Sometimes, I think we expect too much of people in the public eye.
Generally speaking. There are always folk that will look for the person beyond their sporting, acting, singing ability, sexy aesthetic appeal.
It often strikes me as strange that we don’t seem to place the thinkers, the intellectuals, the spiritualists, the philosophers on the same pedestal as our sporting and celluloid heroes. But that’s a topic for another post.
Rather than allude to Aussies behaving badly, speaking about issues beyond their capability or abusing their loved ones in a domestic situation, it’s more important to ask ourselves this — why do we ever think that these people have something significant to say? Just because they have a gift in a specific field (and they do. We must acknowledge that) shouldn’t make them a mouthpiece for our society. It doesn’t represent who we are or how we want to be perceived.
And we shouldn’t let it.
Most of us don’t.
On the odd occasion, I think we expect too much of people in the public eye. We believe them to be decent, solid citizens, intent on building a better planet, providing role-model ideals for the young, attempting to change the world by living as best they can. Sometimes, we forget they are human.

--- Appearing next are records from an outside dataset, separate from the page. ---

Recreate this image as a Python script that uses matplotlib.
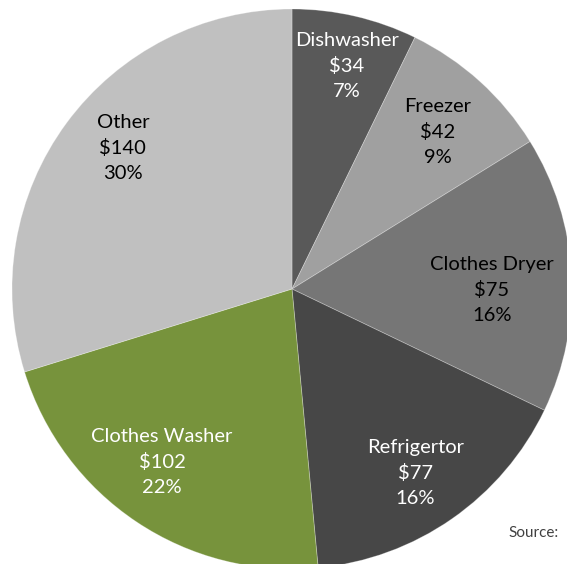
import numpy as np
import matplotlib.pyplot as plt

categories = ["Dishwasher", "Freezer", "Clothes Dryer", "Refrigertor", "Clothes Washer", "Other"]
costs = [34, 42, 75, 77, 102, 140]
colors = ["#595959", "#a0a0a0", "#767676", "#474747", "#77933c", "#c0c0c0"]
text_colors = ["white", "black", "black", "white", "white", "black"]
# label placement: radius fraction and clockwise angle shift (deg) from wedge middle
label_r = [0.82, 0.766, 0.714, 0.79, 0.773, 0.786]
label_shift = [0.85, 0.8, 3.4, 1.0, 3.2, 3.4]

plt.rcParams['font.family'] = ['Lato', 'DejaVu Sans']

W, H = 567, 564
fig = plt.figure(figsize=(W / 100, H / 100), dpi=100)
# pie centre at (292, 289) px, radius 280 px
cx, cy, R = 292, 289, 280
ax = fig.add_axes([(cx - R) / W, (H - cy - R) / H, 2 * R / W, 2 * R / H])

wedges, _ = ax.pie(costs, colors=colors, startangle=90, counterclock=False,
                   radius=1, wedgeprops=dict(edgecolor=(1, 1, 1, 0.3), linewidth=0.6))
for w in wedges:
    w.set_clip_on(False)
ax.set_xlim(-1, 1)
ax.set_ylim(-1, 1)
ax.axis("off")

total = sum(costs)
for wdg, name, val, tc, r, sh in zip(wedges, categories, costs, text_colors, label_r, label_shift):
    mid = np.deg2rad((wdg.theta1 + wdg.theta2) / 2 - sh)
    x, y = r * np.cos(mid), r * np.sin(mid)
    ax.text(x, y, f"{name}\n${val}\n{val / total:.0%}", ha="center", va="center",
            color=tc, fontsize=14.5, linespacing=1.55)

fig.text(508 / W, 1 - 533 / H, "Source:", ha="left", va="center", fontsize=11, color="#404040")

fig.savefig("out.png", dpi=100)
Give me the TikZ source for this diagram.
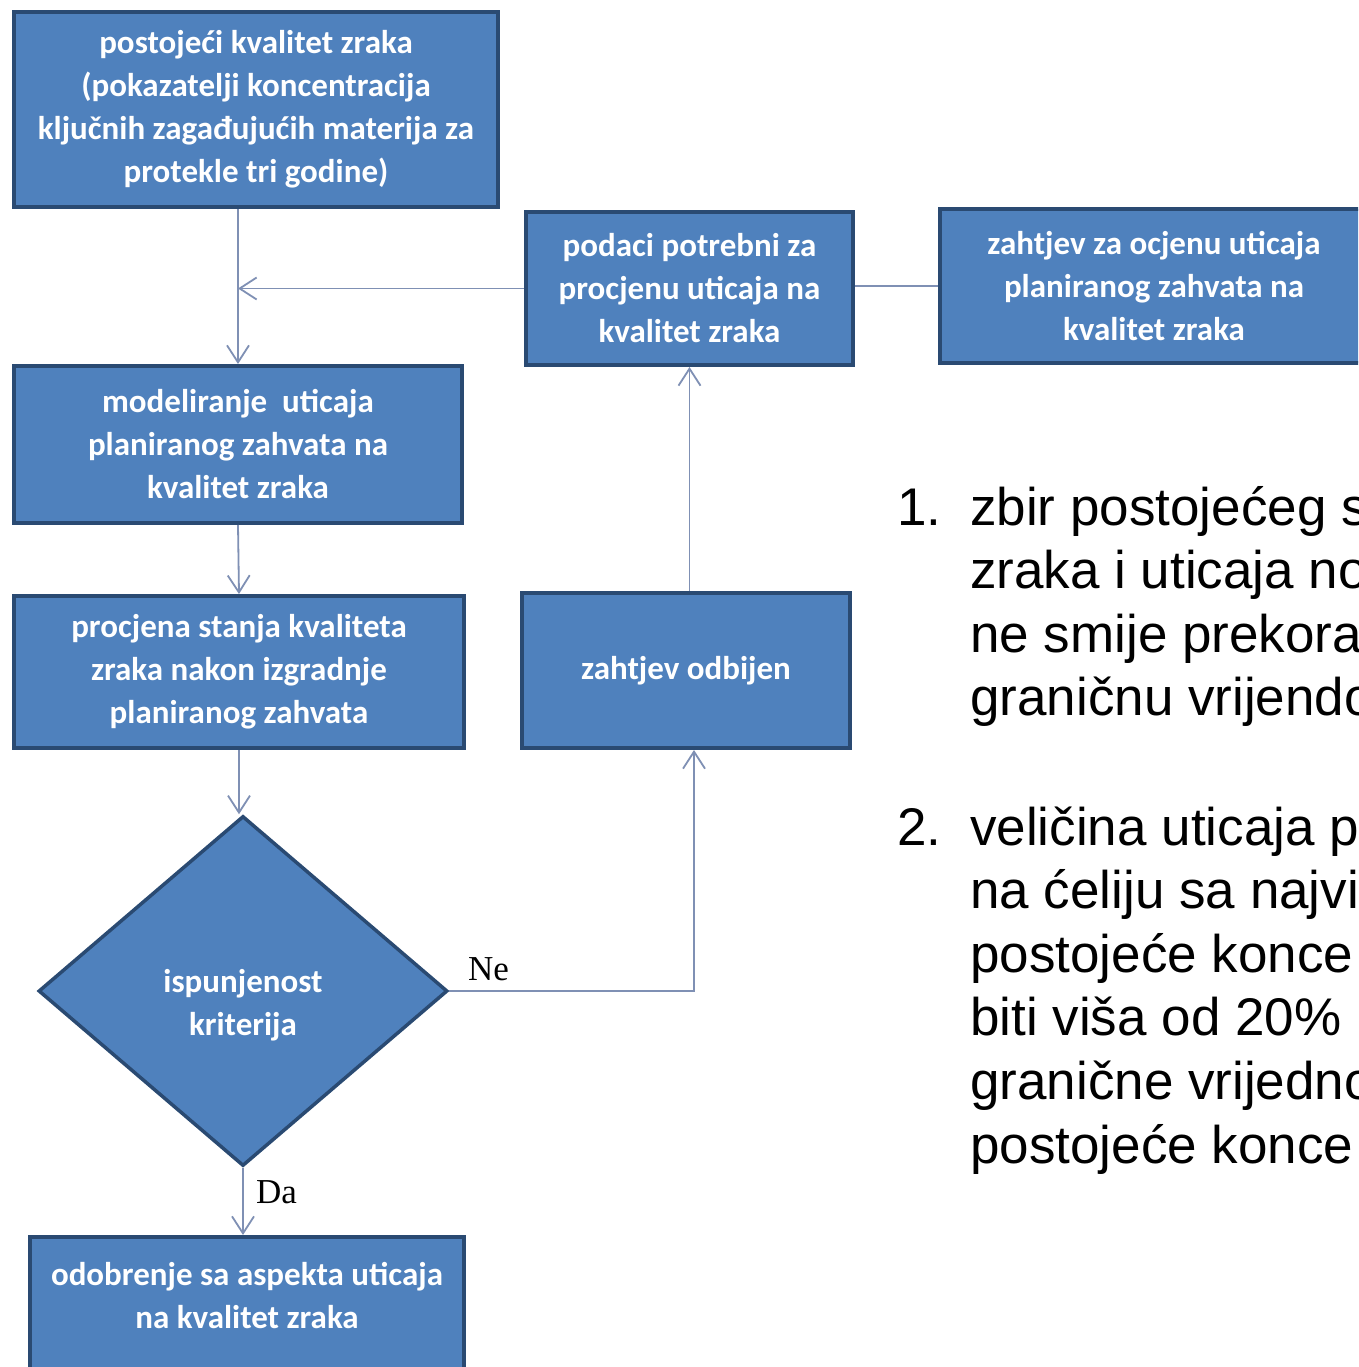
\documentclass[tikz,border=0pt]{standalone}
\usepackage{fontspec}
\newfontfamily\boxfnt{Carlito}
\newfontfamily\arialfnt{Liberation Sans}
\newfontfamily\timesfnt{Liberation Serif}
\usetikzlibrary{arrows.meta,shapes.geometric}
\definecolor{boxfill}{HTML}{4F81BD}
\definecolor{boxline}{HTML}{2A4A72}
\definecolor{linec}{HTML}{7F90B4}
\begin{document}
\begin{tikzpicture}[x=1pt,y=-1pt,
  btext/.style={text=white, font=\boxfnt\bfseries\fontsize{33}{43}\selectfont, align=center, inner sep=0pt},
  box/.style={btext, rectangle, draw=boxline, fill=boxfill, line width=4pt},
  conn/.style={draw=linec, line width=1.8pt},
  arr/.style={conn, -{Straight Barb[length=17pt,width=22pt]}},
  rtext/.style={font=\arialfnt\fontsize{53}{64}\selectfont, anchor=base west, inner sep=0pt},
  lbl/.style={font=\timesfnt\fontsize{35}{40}\selectfont, anchor=base west, inner sep=0pt}]
\useasboundingbox (0,0) rectangle (1358,1367);
\clip (0,0) rectangle (1358,1367);
\fill[white] (0,0) rectangle (1358,1367);

% boxes
\node[box, minimum width=484pt, minimum height=195pt] (A) at (256,109.5)
  {postojeći kvalitet zraka\\(pokazatelji koncentracija\\ključnih zagađujućih materija za\\protekle tri godine)};
\node[box, minimum width=327pt, minimum height=153pt] (B) at (689.5,288.5)
  {podaci potrebni za\\procjenu uticaja na\\kvalitet zraka};
\node[box, minimum width=428pt, minimum height=154pt] (C) at (1154,286)
  {zahtjev za ocjenu uticaja\\planiranog zahvata na\\kvalitet zraka};
\node[box, minimum width=448pt, minimum height=157pt] (D) at (238,444.5)
  {modeliranje\ \ uticaja\\planiranog zahvata na\\kvalitet zraka};
\node[box, minimum width=450pt, minimum height=152pt] (E) at (239,672)
  {procjena stanja kvaliteta\\zraka nakon izgradnje\\planiranog zahvata};
\node[box, minimum width=328pt, minimum height=155pt] (F) at (686,670.5)
  {zahtjev odbijen};
\node[box, minimum width=434pt, minimum height=158pt] (G) at (247,1316) {};
\node[btext] (Gt) at (247,1296) {odobrenje sa aspekta uticaja\\na kvalitet zraka};

% decision
\node[diamond, draw=boxline, fill=boxfill, line width=3.5pt, inner sep=0pt,
      minimum width=409pt, minimum height=350pt] (Q) at (243,991) {};
\node[btext] (Qt) at (243,1005) {ispunjenost\\kriterija};

% connectors
\coordinate (fb) at (694,750);
\draw[arr] (D.north |- A.south) -- (D.north);
\draw[arr] (B.west) -- (B.west -| D.north);
\draw[conn] (C.west) -- (C.west -| B.east);
\draw[arr] (D.south) -- (E.north);
\draw[arr] (E.south) -- (E.south |- Q.north);
\draw[arr] (Q.east) -| (fb);
\draw[arr] (F.north -| B.south) -- (B.south);
\draw[arr] (Q.south) -- (Q.south |- G.north);

% labels
\node[lbl] (ne) at (468,980) {Ne};
\node[lbl] (da) at (256,1203) {Da};

% right text
\node[rtext] (n1) at (897,525) {1.};
\node[rtext] (t1a) at (970,525) {zbir postojećeg s};
\node[rtext] (t1b) at (970,588.5) {zraka i uticaja no};
\node[rtext] (t1c) at (970,652) {ne smije prekora};
\node[rtext] (t1d) at (970,715.5) {graničnu vrijendo};
\node[rtext] (n2) at (897,845) {2.};
\node[rtext] (t2a) at (970,845) {veličina uticaja p};
\node[rtext] (t2b) at (970,908.6) {na ćeliju sa najvi};
\node[rtext] (t2c) at (970,972) {postojeće konce};
\node[rtext] (t2d) at (970,1035.8) {biti viša od 20\%};
\node[rtext] (t2e) at (970,1099.4) {granične vrijedno};
\node[rtext] (t2f) at (970,1163) {postojeće konce};
\end{tikzpicture}
\end{document}
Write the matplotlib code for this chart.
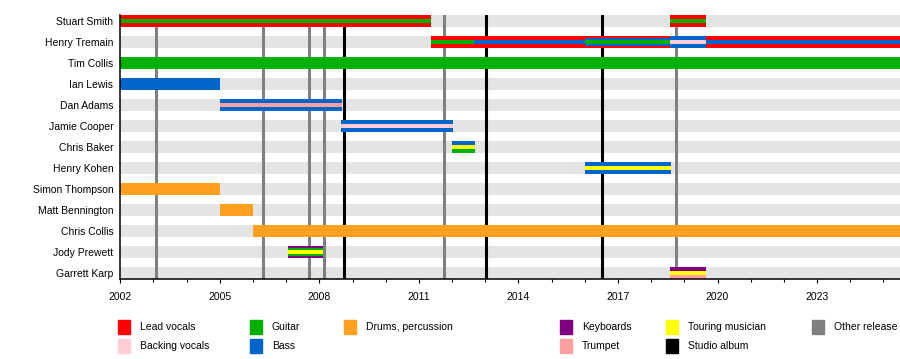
import matplotlib.pyplot as plt
from matplotlib.patches import Rectangle

plt.rcParams['font.family'] = ['Liberation Sans', 'DejaVu Sans']
plt.rcParams['font.size'] = 7.5

START = 2002
END = 2025.5

members = ['Stuart Smith', 'Henry Tremain', 'Tim Collis', 'Ian Lewis', 'Dan Adams',
           'Jamie Cooper', 'Chris Baker', 'Henry Kohen', 'Simon Thompson',
           'Matt Bennington', 'Chris Collis', 'Jody Prewett', 'Garrett Karp']

role_colors = {
    'Lead vocals': '#ff0000',
    'Backing vocals': '#ffcdd6',
    'Guitar': '#00b000',
    'Bass': '#0066cc',
    'Drums, percussion': '#ffa020',
    'Keyboards': '#800080',
    'Trumpet': '#ff9f9f',
    'Touring musician': '#ffff00',
    'Studio album': '#000000',
    'Other release': '#808080',
}

# (member, start, end, roles from outer to inner)
stints = [
    ('Stuart Smith', 2002.0, 2011.36, ['Lead vocals', 'Guitar']),
    ('Stuart Smith', 2018.56, 2019.64, ['Lead vocals', 'Guitar']),
    ('Henry Tremain', 2011.36, 2012.65, ['Lead vocals', 'Guitar']),
    ('Henry Tremain', 2012.65, 2016.0, ['Lead vocals', 'Bass']),
    ('Henry Tremain', 2016.0, 2018.56, ['Lead vocals', 'Bass', 'Guitar']),
    ('Henry Tremain', 2018.56, 2019.64, ['Bass', 'Backing vocals']),
    ('Henry Tremain', 2019.64, END, ['Lead vocals', 'Bass']),
    ('Tim Collis', 2002.0, END, ['Guitar']),
    ('Ian Lewis', 2002.0, 2005.0, ['Bass']),
    ('Dan Adams', 2005.0, 2008.68, ['Bass', 'Trumpet']),
    ('Jamie Cooper', 2008.65, 2012.02, ['Bass', 'Backing vocals']),
    ('Henry Kohen', 2016.0, 2018.59, ['Bass', 'Touring musician']),
    ('Simon Thompson', 2002.0, 2005.0, ['Drums, percussion']),
    ('Matt Bennington', 2005.0, 2006.0, ['Drums, percussion']),
    ('Chris Collis', 2006.0, END, ['Drums, percussion']),
    ('Jody Prewett', 2007.06, 2008.1, ['Keyboards', 'Guitar', 'Touring musician']),
]

# bars split top / bottom with a middle stripe
split_stints = [
    ('Chris Baker', 2012.0, 2012.69, ['Bass', 'Guitar', 'Touring musician']),
    ('Garrett Karp', 2018.56, 2019.64, ['Keyboards', 'Trumpet', 'Touring musician']),
]

studio_albums = [2008.74, 2013.02, 2016.52]
other_releases = [2003.08, 2006.31, 2007.69, 2008.14, 2011.76, 2018.75]

legend_columns = [
    ['Lead vocals', 'Backing vocals'],
    ['Guitar', 'Bass'],
    ['Drums, percussion'],
    ['Keyboards', 'Trumpet'],
    ['Touring musician', 'Studio album'],
    ['Other release'],
]

W, H = 900, 359
fig = plt.figure(figsize=(W / 100, H / 100), dpi=100)
ax = fig.add_axes([120.3 / W, 1 - 279 / H, 1 - 120.3 / W, 264 / H])

row = {name: i for i, name in enumerate(members)}
full = 12 / 21

for i in range(len(members)):
    ax.barh(i, END - START, left=START, height=full, color='#e4e4e4', zorder=0)

for x in other_releases:
    ax.axvline(x, color=role_colors['Other release'], lw=2.2, zorder=1)
for x in studio_albums:
    ax.axvline(x, color=role_colors['Studio album'], lw=2.2, zorder=1)

for name, s, e, roles in stints:
    n = len(roles)
    for k, r in enumerate(roles):
        h = full if k == 0 else full * (n - k) / 3
        ax.barh(row[name], e - s, left=s, height=h, color=role_colors[r], zorder=2 + k)

for name, s, e, roles in split_stints:
    y = row[name]
    ax.barh(y - full / 4, e - s, left=s, height=full / 2, color=role_colors[roles[0]], zorder=2)
    ax.barh(y + full / 4, e - s, left=s, height=full / 2, color=role_colors[roles[1]], zorder=2)
    ax.barh(y, e - s, left=s, height=full / 3, color=role_colors[roles[2]], zorder=3)

ax.set_xlim(START, END)
ax.set_ylim(len(members) - 1 + 6 / 21, -6 / 21)
ax.set_yticks(range(len(members)))
ax.set_yticklabels(members)
ax.tick_params(axis='y', length=0, pad=5)
ax.set_xticks(range(2002, 2024, 3))
ax.set_xticks(range(2002, 2026), minor=True)
ax.tick_params(axis='x', which='major', length=3, width=0.8, pad=6)
ax.tick_params(axis='x', which='minor', length=2, width=0.8)
for side in ['top', 'right']:
    ax.spines[side].set_visible(False)
for side in ['left', 'bottom']:
    ax.spines[side].set_linewidth(1.1)
    ax.spines[side].set_zorder(10)

lax = fig.add_axes([0, 0, 1, 1])
lax.set_xlim(0, W)
lax.set_ylim(H, 0)
lax.axis('off')
col_x = [118, 250, 344, 560, 666, 812]
row_y = [327, 346]
for cx, labels in zip(col_x, legend_columns):
    for ry, lab in zip(row_y, labels):
        lax.add_patch(Rectangle((cx, ry - 7), 12, 14, color=role_colors[lab]))
        lax.text(cx + 22, ry, lab, va='center', ha='left')

fig.savefig('out.png', dpi=100)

Being the greatest singer, actor, footballer, cricketer, politician, writer, expat-Aussie-Hollywood-superstar-has-been, landscape gardener, painter doesn’t automatically make you the greatest person. Even the most gifted can be tormented by the fallibility of being human. It’s a pity that they choose these times to actually speak. (And don’t the media love it?).
We are more than just our talents. So are they. We all need to remember this, and shut the hell up when necessary.